We came up in the top of the ninth. Morgan drew a one-out walk, and then I was at the plate against Kern for the second time. This was the third inning Kern was pitching in relief in the All-Star Game. He tried to pick off Morgan but was called for a balk. The call was made by an NL ump, but it was a generally accepted pitcher’s move in the American League. They ended up just intentionally walking me, then giving a two-out free pass to Ron Cey as well, when Mazzilli came to the plate. AL manager Bob Lemon brought in Guidry to face Maz, who turned around and batted righty. Many folks don’t remember that Mazzilli missed a bases-clearing double down the third base line by inches. Ol’ Louisiana Lightning went 2-0. I’m standing on second, and I knew that Guidry was coming in the middle of the plate with the next pitch, slightly low. Maz reached and pulled it down the line foul. Guidry then pitched one high and outside. With three balls, everyone in the park thought Guidry was gonna challenge him. Next pitch, exact same location, high and away.

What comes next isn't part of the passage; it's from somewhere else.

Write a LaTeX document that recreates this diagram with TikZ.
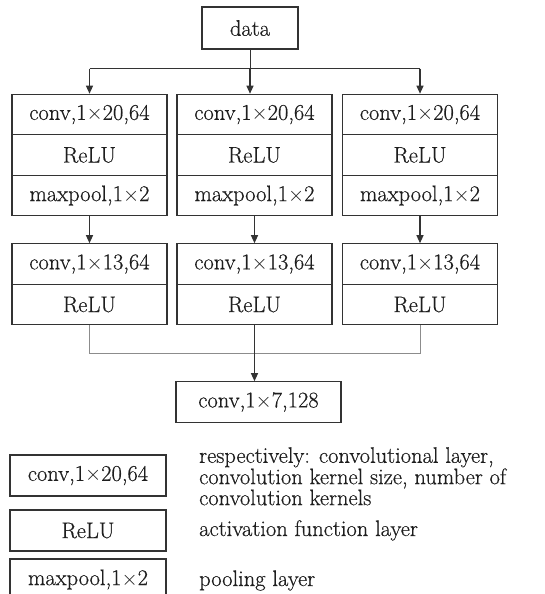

Ball four. We took the lead going into the bottom of the ninth, and Sutter just kept feeding them split-fingers. A Ken Singleton grounder to Morgan, a Jim Rice strikeout, and a Chet Lemon walk followed by a Rick Burleson whiff, and we did it! The National League won again. The team congratulated Sutter for his great late-inning work. I jogged in from right field and greeted the fellas—I even got a hug from the San Diego Chicken, who was on the bench with us. Tanner came over and hugged me in front of the National League dugout, getting my attention.
“Where are you going? You won it.”
“I got MVP?” Tanner nodded and grinned.
The television producers with NBC brought me over to accept the trophy from Commissioner Bowie Kuhn. When that man handed me the hardware, ooh, it meant more to me than the batting titles. I carried that thing through the dugout, up the stairs to the clubhouse, out the stadium, back through the doors of my hotel. It sat beside me on the hotel bar while I cooled out with some of the fellas. I might’ve even bought it a drink. I stared at the trophy before I fell asleep. I carried it through Sea-Tac Airport like a damn Cabbage Patch doll. If you’ve ever won something you really wanted and everyone mocked you for holding on to it for days, guess what. I was right there with you, baby. I got home and put it on my mantelpiece. I looked at it, sighed with pride, and then closed my mind on the memory. Me and my Buccos were still stuck in fourth place, but my man Bill Madlock was with us now. Time to focus. One nation under a groove. Indivisible.